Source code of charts
───

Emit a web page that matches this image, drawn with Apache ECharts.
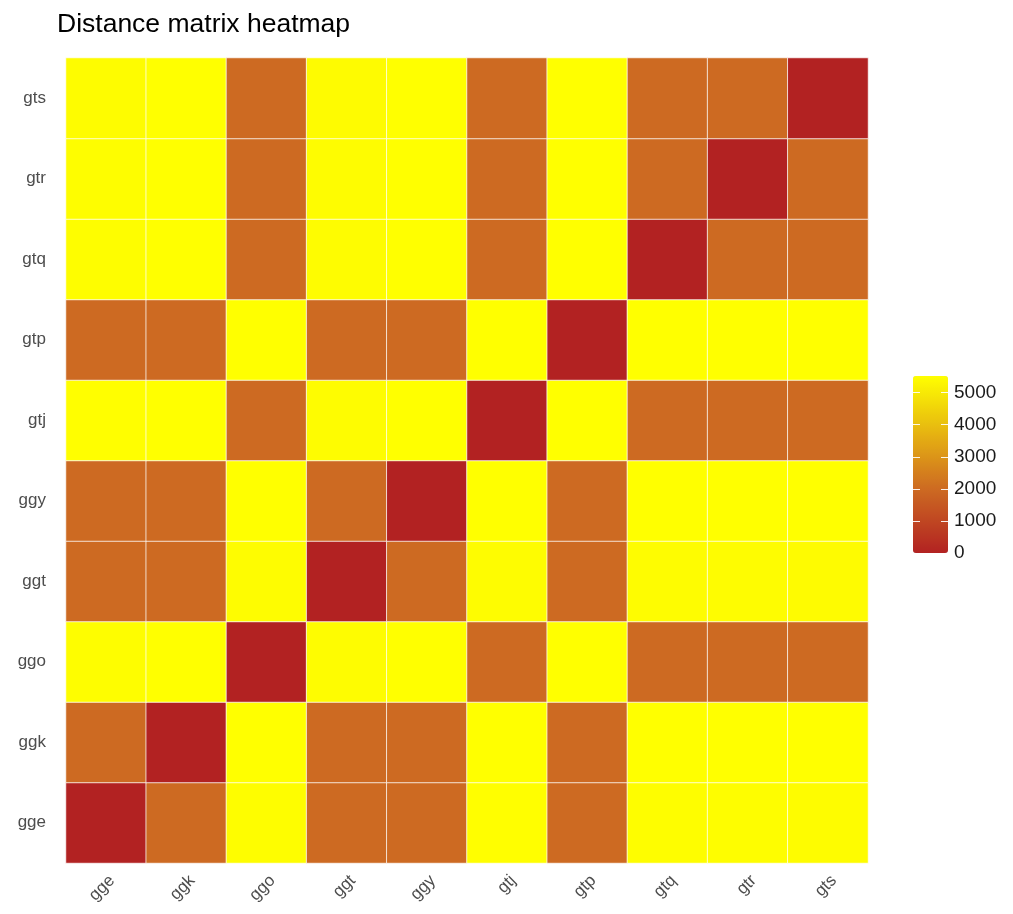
<!DOCTYPE html>
<html>
<head>
<meta charset="utf-8">
<script src="https://cdn.jsdelivr.net/npm/echarts@6/dist/echarts.min.js"></script>
<style>
  html, body { margin: 0; padding: 0; background: #fff; }
  #heatmap { width: 1013px; height: 914px; }
</style>
</head>
<body>
<div id="heatmap"></div>
<script>
// samples, same order on both axes (y goes bottom to top)
const samples = ['gge', 'ggk', 'ggo', 'ggt', 'ggy', 'gtj', 'gtp', 'gtq', 'gtr', 'gts']

// distance matrix, row i = samples[i], column j = samples[j]
const distances = [
    // gge   ggk   ggo   ggt   ggy   gtj   gtp   gtq   gtr   gts
    [   0, 1980, 5470, 1990, 1980, 5500, 1980, 5470, 5470, 5460], // gge
    [1980,    0, 5520, 1990, 1980, 5520, 1990, 5520, 5520, 5520], // ggk
    [5470, 5520,    0, 5440, 5520, 1980, 5520, 1990, 1990, 1990], // ggo
    [1990, 1990, 5440,    0, 1990, 5440, 1990, 5440, 5440, 5430], // ggt
    [1980, 1980, 5520, 1990,    0, 5520, 1990, 5520, 5520, 5520], // ggy
    [5500, 5520, 1980, 5440, 5520,    0, 5520, 1990, 1990, 1990], // gtj
    [1980, 1990, 5520, 1990, 1990, 5520,    0, 5520, 5520, 5520], // gtp
    [5470, 5520, 1990, 5440, 5520, 1990, 5520,    0, 1990, 1990], // gtq
    [5470, 5520, 1990, 5440, 5520, 1990, 5520, 1990,    0, 1990], // gtr
    [5460, 5520, 1990, 5430, 5520, 1990, 5520, 1990, 1990,    0]  // gts
]

const legendTicks = [0, 1000, 2000, 3000, 4000, 5000]
const scaleMin = 0
const scaleMax = 5520
const scaleMid = 2000

// firebrick -> chocolate (at scaleMid) -> yellow, sampled into even stops
function buildPalette(n) {
    const low = [178, 34, 34], mid = [205, 106, 34], high = [255, 255, 0]
    const midPos = (scaleMid - scaleMin) / (scaleMax - scaleMin)
    const out = []
    for (let i = 0; i < n; i++) {
        const t = i / (n - 1)
        let a, b, f
        if (t <= midPos) { a = low; b = mid; f = t / midPos }
        else { a = mid; b = high; f = (t - midPos) / (1 - midPos) }
        const c = a.map((v, k) => Math.round(v + (b[k] - v) * f))
        out.push(`rgb(${c[0]},${c[1]},${c[2]})`)
    }
    return out
}

const cells = []
distances.forEach((row, i) => {
    row.forEach((v, j) => cells.push([j, i, v]))
})

const chart = echarts.init(document.getElementById('heatmap'), null, {renderer: 'canvas'})

const fontFamily = 'Liberation Sans, Arial, sans-serif'

chart.setOption({
    animation: false,
    title: {
        text: 'Distance matrix heatmap',
        left: 52,
        top: 6,
        textStyle: {fontFamily: fontFamily, fontSize: 26.5, fontWeight: 'normal', color: '#000'}
    },
    grid: [
        {left: 66, top: 58, right: 145, bottom: 51},
        {left: 913, top: 376, width: 35, height: 177}
    ],
    xAxis: [
        {
            type: 'category',
            data: samples,
            axisLine: {show: false},
            axisTick: {show: false},
            splitLine: {show: false},
            axisLabel: {
                rotate: 45, margin: 9, verticalAlign: 'top',
                color: '#4d4d4d', fontFamily: fontFamily, fontSize: 17
            }
        },
        {gridIndex: 1, type: 'value', show: false}
    ],
    yAxis: [
        {
            type: 'category',
            data: samples,
            axisLine: {show: false},
            axisTick: {show: false},
            splitLine: {show: false},
            axisLabel: {margin: 20, color: '#4d4d4d', fontFamily: fontFamily, fontSize: 17}
        },
        {
            gridIndex: 1,
            type: 'value',
            position: 'right',
            min: scaleMin,
            max: scaleMax,
            interval: 1000,
            z: 10,
            axisLine: {show: false},
            axisTick: {show: false},
            // short white marks on both edges of the colour bar
            splitLine: {
                show: true,
                showMaxLine: false,
                lineStyle: {color: 'rgba(255,255,255,0.9)', width: 1, type: [7, 21]}
            },
            axisLabel: {
                margin: 6,
                color: '#1a1a1a',
                fontFamily: fontFamily,
                fontSize: 19,
                formatter: v => legendTicks.includes(v) ? String(v) : ''
            }
        }
    ],
    visualMap: {
        type: 'continuous',
        min: scaleMin,
        max: scaleMax,
        calculable: false,
        orient: 'vertical',
        left: 913,
        top: 376,
        padding: 0,
        itemWidth: 35,
        itemHeight: 177,
        z: 1,
        seriesIndex: 0,
        inRange: {color: buildPalette(41)}
    },
    series: [{
        type: 'heatmap',
        data: cells,
        itemStyle: {borderColor: 'rgba(255,255,255,0.75)', borderWidth: 1},
        emphasis: {disabled: true}
    }]
})
</script>
</body>
</html>
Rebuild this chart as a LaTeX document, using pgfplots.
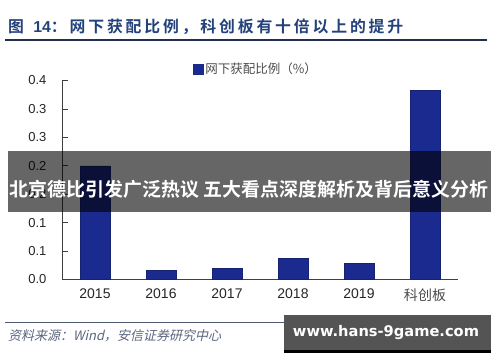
\documentclass[border=0pt]{standalone}
\usepackage{fontspec}
\setmainfont{Liberation Sans}
\newfontfamily\cjk{Noto Sans CJK SC}
\newfontfamily\cjkb{Noto Sans CJK SC Bold}[LetterSpace=18]
\newfontfamily\cjkbb{Noto Sans CJK SC Bold}
\newfontfamily\cjkit{Noto Sans CJK SC}[FakeSlant=0.22]
\newfontfamily\wm{DejaVu Sans Bold}
\usepackage{pgfplots}
\pgfplotsset{compat=1.18}
\definecolor{barblue}{HTML}{1B2A8E}
\definecolor{titleblue}{HTML}{24427A}
\definecolor{lineblue}{HTML}{22304E}
\definecolor{srcgray}{HTML}{5C6680}
\begin{document}
\begin{tikzpicture}[x=1pt,y=1pt]
\fill[white] (0,0) rectangle (500,362);
% title
\node[anchor=west, text=titleblue, inner sep=0pt] at (8,335.5)
  {\resizebox{395pt}{!}{\cjkb 图 \textbf{\fontspec{Liberation Sans}14}：网下获配比例，科创板有十倍以上的提升}};
\draw[lineblue, line width=1.4pt] (5,322) -- (487,322);
\begin{axis}[
  at={(62pt,82.5pt)}, anchor=south west,
  scale only axis, width=396pt, height=199pt,
  xmin=-0.5, xmax=5.5, ymin=0, ymax=0.35,
  axis x line=bottom, axis y line=left,
  axis line style={-, draw=black!75, line width=0.8pt},
  tick align=inside,
  ytick={0,0.05,0.1,0.15,0.2,0.25,0.3,0.35},
  yticklabels={0.0,0.1,0.1,0.2,0.2,0.3,0.3,0.4},
  xtick={0,1,2,3,4,5},
  xticklabels={2015,2016,2017,2018,2019,{\cjk\color{black!70}科创板}},
  major x tick style={draw=none},
  extra x ticks={-0.5,0.5,1.5,2.5,3.5,4.5,5.5},
  extra x tick labels={},
  extra x tick style={major tick length=6pt, tick style={draw=black!75, line width=0.7pt}},
  major tick length=6pt,
  y tick style={draw=black!75, line width=0.7pt},
  /pgf/number format/assume math mode=true,
  yticklabel style={font=\fontsize{13}{13}\selectfont, text=black!85, xshift=-12pt},
  xticklabel style={font=\fontsize{14}{14}\selectfont, text=black!85, yshift=-6pt},
  legend style={draw=none, fill=none, at={(0.49,1)}, anchor=south, yshift=3pt,
    font=\cjk\fontsize{12.5}{12.5}\selectfont, text=black!70,
    inner sep=0pt, cells={anchor=west}},
  legend image code/.code={\fill[barblue] (0pt,-5pt) rectangle (10pt,5pt);},
]
\addplot[ybar, bar width=30pt, fill=barblue, draw=barblue!80!black, line width=0.4pt]
  coordinates {(0,0.200) (1,0.016) (2,0.019) (3,0.037) (4,0.029) (5,0.333)};
\addlegendentry{网下获配比例（\%）}
\end{axis}
% bottom source
\draw[lineblue!80, line width=0.9pt] (5,40) -- (487,40);
\node[anchor=west, text=srcgray, inner sep=0pt] at (8,26.3)
  {\cjkit\fontsize{13}{13}\selectfont 资料来源：Wind，安信证券研究中心};
% banner overlay
\fill[black, opacity=0.6] (8,150) rectangle (491,211);
\node[text=white, inner sep=0pt] at (249,173)
  {\resizebox{478pt}{!}{\cjkbb 北京德比引发广泛热议 五大看点深度解析及背后意义分析}};
% watermark
\fill[black!67] (284,12) rectangle (491,47);
\fill[black] (284,9.3) rectangle (491,12);
\node[text=white, inner sep=0pt] at (386,29)
  {\resizebox{186pt}{!}{\wm www.hans-9game.com}};
\pgfresetboundingbox
\useasboundingbox (0,0) rectangle (500,362);
\end{tikzpicture}
\end{document}
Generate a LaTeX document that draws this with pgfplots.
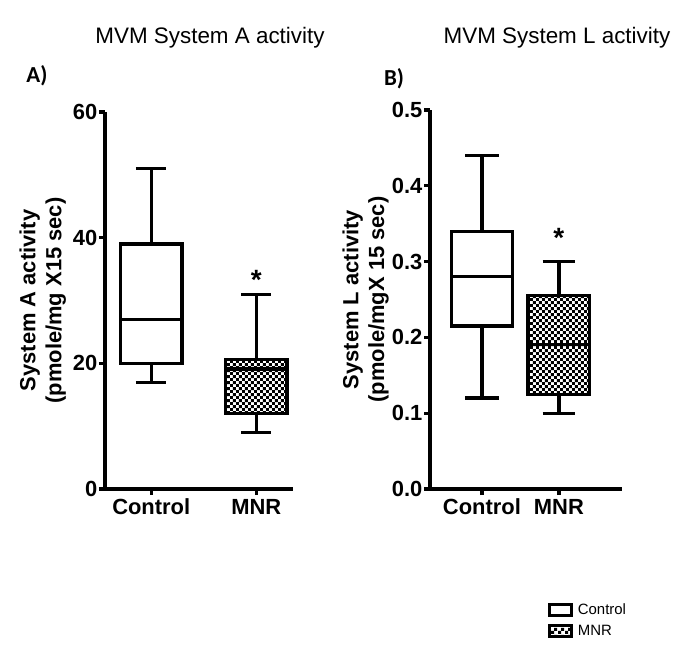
\documentclass[border=0pt]{standalone}
\usepackage{fontspec}
\setmainfont{Liberation Sans}
\newfontfamily\calibri{Carlito}
\usepackage{pgfplots}
\pgfplotsset{compat=1.18}
\usetikzlibrary{patterns}
\pgfdeclarepatternformonly{mycheck}{\pgfpointorigin}{\pgfpoint{6.4bp}{6.4bp}}{\pgfpoint{6.4bp}{6.4bp}}{%
 \pgfpathrectangle{\pgfpointorigin}{\pgfpoint{3.2bp}{3.2bp}}%
 \pgfpathrectangle{\pgfpoint{3.2bp}{3.2bp}}{\pgfpoint{3.2bp}{3.2bp}}%
 \pgfusepath{fill}}
\pgfplotsset{
 mystyle/.style={
  scale only axis, axis lines*=left,
  axis line style={line width=3.8bp},
  x axis line style={line width=3.8bp},
  y axis line style={line width=3.8bp},
  every outer x axis line/.append style={line width=3.8bp},
  every outer y axis line/.append style={line width=3.8bp},
  every inner x axis line/.append style={line width=3.8bp},
  every inner y axis line/.append style={line width=3.8bp},
  major tick style={line width=3.3bp, black},
  major tick length=6bp, tick align=outside,
  xtick={0,1}, xticklabels={Control,MNR},
  tick label style={font=\fontsize{22}{24}\selectfont\bfseries},
  yticklabel style={inner xsep=1.5bp},
  xticklabel style={text height=16bp, text depth=0bp},
  /pgf/number format/assume math mode=true,
  ylabel style={font=\fontsize{22}{26}\selectfont\bfseries, align=center},
  clip=false, unbounded coords=jump,
 },
 bx/.style={line width=3.3bp, draw=black, solid, mark=none},
}
\begin{document}
\begin{tikzpicture}
\useasboundingbox (0bp,0bp) rectangle (696bp,653bp);
% Panel A
\begin{axis}[mystyle, at={(105bp,164bp)}, anchor=south west,
  width=188bp, height=377bp,
  xmin=-0.44, xmax=1.35, ymin=0, ymax=60, ytick={0,20,40,60},
  ylabel={System A activity\\(pmole/mg X15 sec)}, ylabel shift=2bp]
% Control: whiskers 17-51, box 20-39, median 27
\addplot[bx] coordinates {(0,17) (0,20) (nan,nan) (0,39) (0,51) (nan,nan) (-0.145,17) (0.145,17) (nan,nan) (-0.145,51) (0.145,51)};
\addplot[bx, fill=white] coordinates {(-0.2925,20) (0.2925,20) (0.2925,39) (-0.2925,39)} -- cycle;
\addplot[bx] coordinates {(-0.2925,27) (0.2925,27)};
% MNR: whiskers 9-31, box 12-20.6, median 19.1
\addplot[bx] coordinates {(1,9) (1,12) (nan,nan) (1,20.6) (1,31) (nan,nan) (0.855,9) (1.145,9) (nan,nan) (0.855,31) (1.145,31)};
\addplot[bx, pattern=mycheck, pattern color=black] coordinates {(0.7075,12) (1.2925,12) (1.2925,20.6) (0.7075,20.6)} -- cycle;
\addplot[bx] coordinates {(0.7075,19.1) (1.2925,19.1)};
\node[font=\fontsize{28}{28}\selectfont\bfseries] at (axis cs:1,33.2) {*};
\end{axis}
% Panel B
\begin{axis}[mystyle, at={(430bp,164bp)}, anchor=south west,
  width=192bp, height=379bp,
  xmin=-0.675, xmax=1.82, ymin=0, ymax=0.5, ytick={0,0.1,0.2,0.3,0.4,0.5},
  yticklabel style={/pgf/number format/.cd, fixed, fixed zerofill, precision=1},
  ylabel={System L activity\\(pmole/mgX 15 sec)}, ylabel shift=-2bp,
  legend style={at={(0.6,-0.347)}, anchor=west, draw=none, fill=none,
    font=\fontsize{15}{17}\selectfont, row sep=5bp, column sep=3bp, cells={anchor=west}}]
% Control: whiskers 0.12-0.44, box 0.215-0.34, median 0.28
\addplot[bx, forget plot] coordinates {(0,0.12) (0,0.215) (nan,nan) (0,0.34) (0,0.44) (nan,nan) (-0.22,0.12) (0.22,0.12) (nan,nan) (-0.22,0.44) (0.22,0.44)};
\addplot[bx, fill=white, forget plot] coordinates {(-0.4,0.215) (0.4,0.215) (0.4,0.34) (-0.4,0.34)} -- cycle;
\addplot[bx, forget plot] coordinates {(-0.4,0.28) (0.4,0.28)};
% MNR: whiskers 0.10-0.30, box 0.125-0.255, median 0.191
\addplot[bx, forget plot] coordinates {(1,0.10) (1,0.125) (nan,nan) (1,0.255) (1,0.30) (nan,nan) (0.79,0.10) (1.21,0.10) (nan,nan) (0.79,0.30) (1.21,0.30)};
\addplot[bx, pattern=mycheck, pattern color=black, forget plot] coordinates {(0.6,0.125) (1.4,0.125) (1.4,0.255) (0.6,0.255)} -- cycle;
\addplot[bx, forget plot] coordinates {(0.6,0.191) (1.4,0.191)};
\node[font=\fontsize{28}{28}\selectfont\bfseries] at (axis cs:1,0.331) {*};
\addlegendimage{legend image code/.code={\draw[line width=2.5bp, fill=white] (0bp,-5.5bp) rectangle (22bp,5.5bp);}}
\addlegendentry{Control}
\addlegendimage{legend image code/.code={\draw[line width=2.5bp, pattern=mycheck, pattern color=black] (0bp,-5.5bp) rectangle (22bp,5.5bp);}}
\addlegendentry{MNR}
\end{axis}
\node[font=\fontsize{22.5}{24}\selectfont] at (210bp,615bp) {MVM System A activity};
\node[font=\fontsize{22.5}{24}\selectfont] at (557bp,615bp) {MVM System L activity};
\node[font=\calibri\fontsize{23}{25}\selectfont\bfseries] at (37bp,577.5bp) {A)};
\node[font=\calibri\fontsize{23}{25}\selectfont\bfseries] at (394bp,574.5bp) {B)};
\end{tikzpicture}
\end{document}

───

Begin at the top of the records above and retype each line exactly until the line containing "const scaleMid = 2000", which is included. Skip all pictures.

Emit a web page that matches this image, drawn with Apache ECharts.
<!DOCTYPE html>
<html>
<head>
<meta charset="utf-8">
<script src="https://cdn.jsdelivr.net/npm/echarts@6/dist/echarts.min.js"></script>
<style>
  html, body { margin: 0; padding: 0; background: #fff; }
  #heatmap { width: 1013px; height: 914px; }
</style>
</head>
<body>
<div id="heatmap"></div>
<script>
// samples, same order on both axes (y goes bottom to top)
const samples = ['gge', 'ggk', 'ggo', 'ggt', 'ggy', 'gtj', 'gtp', 'gtq', 'gtr', 'gts']

// distance matrix, row i = samples[i], column j = samples[j]
const distances = [
    // gge   ggk   ggo   ggt   ggy   gtj   gtp   gtq   gtr   gts
    [   0, 1980, 5470, 1990, 1980, 5500, 1980, 5470, 5470, 5460], // gge
    [1980,    0, 5520, 1990, 1980, 5520, 1990, 5520, 5520, 5520], // ggk
    [5470, 5520,    0, 5440, 5520, 1980, 5520, 1990, 1990, 1990], // ggo
    [1990, 1990, 5440,    0, 1990, 5440, 1990, 5440, 5440, 5430], // ggt
    [1980, 1980, 5520, 1990,    0, 5520, 1990, 5520, 5520, 5520], // ggy
    [5500, 5520, 1980, 5440, 5520,    0, 5520, 1990, 1990, 1990], // gtj
    [1980, 1990, 5520, 1990, 1990, 5520,    0, 5520, 5520, 5520], // gtp
    [5470, 5520, 1990, 5440, 5520, 1990, 5520,    0, 1990, 1990], // gtq
    [5470, 5520, 1990, 5440, 5520, 1990, 5520, 1990,    0, 1990], // gtr
    [5460, 5520, 1990, 5430, 5520, 1990, 5520, 1990, 1990,    0]  // gts
]

const legendTicks = [0, 1000, 2000, 3000, 4000, 5000]
const scaleMin = 0
const scaleMax = 5520
const scaleMid = 2000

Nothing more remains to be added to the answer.